WRITTEN PROBLEM:
Exclude the pictures and reproduce the remaining data exactly as written.

(begin)

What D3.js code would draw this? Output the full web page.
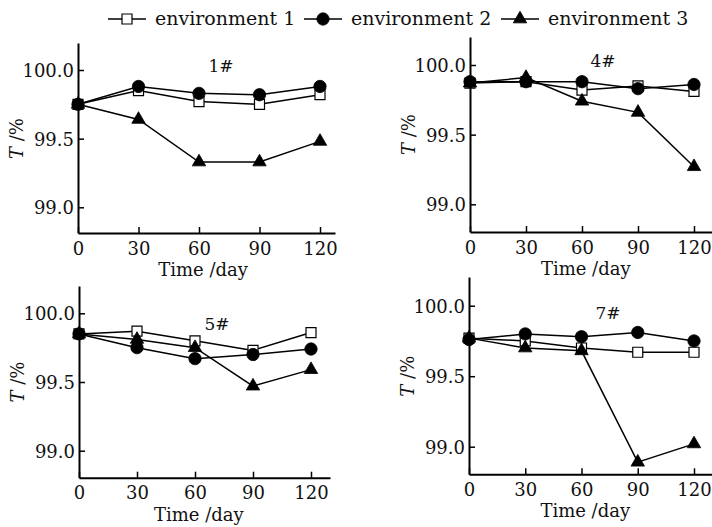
<!DOCTYPE html>
<html>
<head>
<meta charset="utf-8">
<script src="https://cdn.jsdelivr.net/npm/d3@7"></script>
<style>
  body { margin: 0; background: #fff; }
  svg text { font-family: "DejaVu Serif", serif; fill: #111; }
</style>
</head>
<body>
<div id="chart"></div>
<script>
var days = [0, 30, 60, 90, 120];
var seriesNames = ["environment 1", "environment 2", "environment 3"];
var yTicks = [99.0, 99.5, 100.0];
var panelNames = ["1#", "4#", "5#", "7#"];

// sample 1#
var env1_1 = [99.75, 99.85, 99.77, 99.75, 99.82];
var env2_1 = [99.75, 99.88, 99.83, 99.82, 99.88];
var env3_1 = [99.75, 99.64, 99.33, 99.33, 99.48];
// sample 4#
var env1_4 = [99.87, 99.88, 99.82, 99.85, 99.81];
var env2_4 = [99.88, 99.88, 99.88, 99.83, 99.86];
var env3_4 = [99.87, 99.91, 99.74, 99.66, 99.27];
// sample 5#
var env1_5 = [99.85, 99.87, 99.80, 99.73, 99.86];
var env2_5 = [99.85, 99.75, 99.67, 99.70, 99.74];
var env3_5 = [99.85, 99.81, 99.75, 99.47, 99.59];
// sample 7#
var env1_7 = [99.77, 99.75, 99.70, 99.67, 99.67];
var env2_7 = [99.76, 99.80, 99.78, 99.81, 99.75];
var env3_7 = [99.77, 99.70, 99.68, 98.89, 99.02];

var panelData = [
  [env1_1, env2_1, env3_1],
  [env1_4, env2_4, env3_4],
  [env1_5, env2_5, env3_5],
  [env1_7, env2_7, env3_7]
];

// pixel layout of each panel (axis corners, label spot)
var layout = [
  {x0: 78,  x120: 320, xEnd: 335, y100: 70,    y99: 207.3, yTop: 43,  yBot: 233,   lx: 221, ly: 72},
  {x0: 470, x120: 694, xEnd: 716, y100: 65,    y99: 204.3, yTop: 37,  yBot: 232,   lx: 603, ly: 67},
  {x0: 79,  x120: 311, xEnd: 330, y100: 313.3, y99: 450.7, yTop: 286, yBot: 477.7, lx: 217, ly: 330},
  {x0: 469, x120: 694, xEnd: 716, y100: 305.7, y99: 446.7, yTop: 277, yBot: 474.3, lx: 608, ly: 319}
];

var W = 712, H = 527;
var svg = d3.select("#chart").append("svg").attr("width", W).attr("height", H);

var symbols = [
  d3.symbol().type(d3.symbolSquare).size(100),
  d3.symbol().type(d3.symbolCircle).size(120),
  d3.symbol().type(d3.symbolTriangle).size(78)
];
var fills = ["#fff", "#000", "#000"];

function drawMarker(g, i, x, y) {
  g.append("path")
    .attr("d", symbols[i]())
    .attr("transform", "translate(" + x + "," + y + ")")
    .attr("fill", fills[i])
    .attr("stroke", "#000")
    .attr("stroke-width", i == 0 ? 1.2 : 0.8);
}

layout.forEach(function(L, p) {
  var x = d3.scaleLinear().domain([0, 120]).range([L.x0, L.x120]);
  x.domain([0, x.invert(L.xEnd)]).range([L.x0, L.xEnd]);
  var y = d3.scaleLinear().domain([99, 100]).range([L.y99, L.y100]);
  y.domain([y.invert(L.yBot), y.invert(L.yTop)]).range([L.yBot, L.yTop]);

  var g = svg.append("g");

  var xAxis = d3.axisBottom(x).tickValues(days).tickSizeInner(-6).tickSizeOuter(0).tickPadding(9);
  var yAxis = d3.axisLeft(y).tickValues(yTicks).tickFormat(d3.format(".1f")).tickSizeInner(-6).tickSizeOuter(0).tickPadding(4);

  var gx = g.append("g").attr("transform", "translate(0," + L.yBot + ")").call(xAxis);
  var gy = g.append("g").attr("transform", "translate(" + L.x0 + ",0)").call(yAxis);
  [gx, gy].forEach(function(a) {
    a.select(".domain").attr("stroke", "#000").attr("stroke-width", 2);
    a.selectAll(".tick line").attr("stroke", "#000").attr("stroke-width", 1.5);
    a.selectAll("text").attr("font-size", 18).attr("font-family", "DejaVu Serif").attr("fill", "#111");
  });
  gy.selectAll("text").attr("dy", "0.36em");

  g.append("text")
    .attr("x", x(62)).attr("y", L.yBot + 43)
    .attr("text-anchor", "middle").attr("font-size", 18)
    .text("Time /day");

  var yl = g.append("text")
    .attr("transform", "translate(" + (L.x0 - 55) + "," + y(99.5) + ") rotate(-90)")
    .attr("text-anchor", "middle").attr("font-size", 18);
  yl.append("tspan").attr("font-style", "italic").text("T");
  yl.append("tspan").text(" /%");

  g.append("text")
    .attr("x", L.lx).attr("y", L.ly)
    .attr("text-anchor", "middle").attr("font-size", 17)
    .text(panelNames[p]);

  var line = d3.line().x(function(d, i) { return x(days[i]); }).y(function(d) { return y(d); });

  panelData[p].forEach(function(vals, s) {
    g.append("path").datum(vals)
      .attr("d", line)
      .attr("fill", "none").attr("stroke", "#000").attr("stroke-width", 1.5);
    vals.forEach(function(v, i) { drawMarker(g, s, x(days[i]), y(v)); });
  });
});

// legend
var legX = [127, 323, 520];
var leg = svg.append("g");
seriesNames.forEach(function(name, i) {
  leg.append("line")
    .attr("x1", legX[i] - 19).attr("x2", legX[i] + 19)
    .attr("y1", 19).attr("y2", 19)
    .attr("stroke", "#000").attr("stroke-width", 1.5);
  drawMarker(leg, i, legX[i], 19);
  leg.append("text")
    .attr("x", legX[i] + 28).attr("y", 25)
    .attr("font-size", 19)
    .text(name);
});
</script>
</body>
</html>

(end)

WRITTEN REPLY:
What D3.js code would draw this? Output the full web page.
<!DOCTYPE html>
<html>
<head>
<meta charset="utf-8">
<script src="https://cdn.jsdelivr.net/npm/d3@7"></script>
<style>
  body { margin: 0; background: #fff; }
  svg text { font-family: "DejaVu Serif", serif; fill: #111; }
</style>
</head>
<body>
<div id="chart"></div>
<script>
var days = [0, 30, 60, 90, 120];
var seriesNames = ["environment 1", "environment 2", "environment 3"];
var yTicks = [99.0, 99.5, 100.0];
var panelNames = ["1#", "4#", "5#", "7#"];

// sample 1#
var env1_1 = [99.75, 99.85, 99.77, 99.75, 99.82];
var env2_1 = [99.75, 99.88, 99.83, 99.82, 99.88];
var env3_1 = [99.75, 99.64, 99.33, 99.33, 99.48];
// sample 4#
var env1_4 = [99.87, 99.88, 99.82, 99.85, 99.81];
var env2_4 = [99.88, 99.88, 99.88, 99.83, 99.86];
var env3_4 = [99.87, 99.91, 99.74, 99.66, 99.27];
// sample 5#
var env1_5 = [99.85, 99.87, 99.80, 99.73, 99.86];
var env2_5 = [99.85, 99.75, 99.67, 99.70, 99.74];
var env3_5 = [99.85, 99.81, 99.75, 99.47, 99.59];
// sample 7#
var env1_7 = [99.77, 99.75, 99.70, 99.67, 99.67];
var env2_7 = [99.76, 99.80, 99.78, 99.81, 99.75];
var env3_7 = [99.77, 99.70, 99.68, 98.89, 99.02];

var panelData = [
  [env1_1, env2_1, env3_1],
  [env1_4, env2_4, env3_4],
  [env1_5, env2_5, env3_5],
  [env1_7, env2_7, env3_7]
];

// pixel layout of each panel (axis corners, label spot)
var layout = [
  {x0: 78,  x120: 320, xEnd: 335, y100: 70,    y99: 207.3, yTop: 43,  yBot: 233,   lx: 221, ly: 72},
  {x0: 470, x120: 694, xEnd: 716, y100: 65,    y99: 204.3, yTop: 37,  yBot: 232,   lx: 603, ly: 67},
  {x0: 79,  x120: 311, xEnd: 330, y100: 313.3, y99: 450.7, yTop: 286, yBot: 477.7, lx: 217, ly: 330},
  {x0: 469, x120: 694, xEnd: 716, y100: 305.7, y99: 446.7, yTop: 277, yBot: 474.3, lx: 608, ly: 319}
];

var W = 712, H = 527;
var svg = d3.select("#chart").append("svg").attr("width", W).attr("height", H);

var symbols = [
  d3.symbol().type(d3.symbolSquare).size(100),
  d3.symbol().type(d3.symbolCircle).size(120),
  d3.symbol().type(d3.symbolTriangle).size(78)
];
var fills = ["#fff", "#000", "#000"];

function drawMarker(g, i, x, y) {
  g.append("path")
    .attr("d", symbols[i]())
    .attr("transform", "translate(" + x + "," + y + ")")
    .attr("fill", fills[i])
    .attr("stroke", "#000")
    .attr("stroke-width", i == 0 ? 1.2 : 0.8);
}

layout.forEach(function(L, p) {
  var x = d3.scaleLinear().domain([0, 120]).range([L.x0, L.x120]);
  x.domain([0, x.invert(L.xEnd)]).range([L.x0, L.xEnd]);
  var y = d3.scaleLinear().domain([99, 100]).range([L.y99, L.y100]);
  y.domain([y.invert(L.yBot), y.invert(L.yTop)]).range([L.yBot, L.yTop]);

  var g = svg.append("g");

  var xAxis = d3.axisBottom(x).tickValues(days).tickSizeInner(-6).tickSizeOuter(0).tickPadding(9);
  var yAxis = d3.axisLeft(y).tickValues(yTicks).tickFormat(d3.format(".1f")).tickSizeInner(-6).tickSizeOuter(0).tickPadding(4);

  var gx = g.append("g").attr("transform", "translate(0," + L.yBot + ")").call(xAxis);
  var gy = g.append("g").attr("transform", "translate(" + L.x0 + ",0)").call(yAxis);
  [gx, gy].forEach(function(a) {
    a.select(".domain").attr("stroke", "#000").attr("stroke-width", 2);
    a.selectAll(".tick line").attr("stroke", "#000").attr("stroke-width", 1.5);
    a.selectAll("text").attr("font-size", 18).attr("font-family", "DejaVu Serif").attr("fill", "#111");
  });
  gy.selectAll("text").attr("dy", "0.36em");

  g.append("text")
    .attr("x", x(62)).attr("y", L.yBot + 43)
    .attr("text-anchor", "middle").attr("font-size", 18)
    .text("Time /day");

  var yl = g.append("text")
    .attr("transform", "translate(" + (L.x0 - 55) + "," + y(99.5) + ") rotate(-90)")
    .attr("text-anchor", "middle").attr("font-size", 18);
  yl.append("tspan").attr("font-style", "italic").text("T");
  yl.append("tspan").text(" /%");

  g.append("text")
    .attr("x", L.lx).attr("y", L.ly)
    .attr("text-anchor", "middle").attr("font-size", 17)
    .text(panelNames[p]);

  var line = d3.line().x(function(d, i) { return x(days[i]); }).y(function(d) { return y(d); });

  panelData[p].forEach(function(vals, s) {
    g.append("path").datum(vals)
      .attr("d", line)
      .attr("fill", "none").attr("stroke", "#000").attr("stroke-width", 1.5);
    vals.forEach(function(v, i) { drawMarker(g, s, x(days[i]), y(v)); });
  });
});

// legend
var legX = [127, 323, 520];
var leg = svg.append("g");
seriesNames.forEach(function(name, i) {
  leg.append("line")
    .attr("x1", legX[i] - 19).attr("x2", legX[i] + 19)
    .attr("y1", 19).attr("y2", 19)
    .attr("stroke", "#000").attr("stroke-width", 1.5);
  drawMarker(leg, i, legX[i], 19);
  leg.append("text")
    .attr("x", legX[i] + 28).attr("y", 25)
    .attr("font-size", 19)
    .text(name);
});
</script>
</body>
</html>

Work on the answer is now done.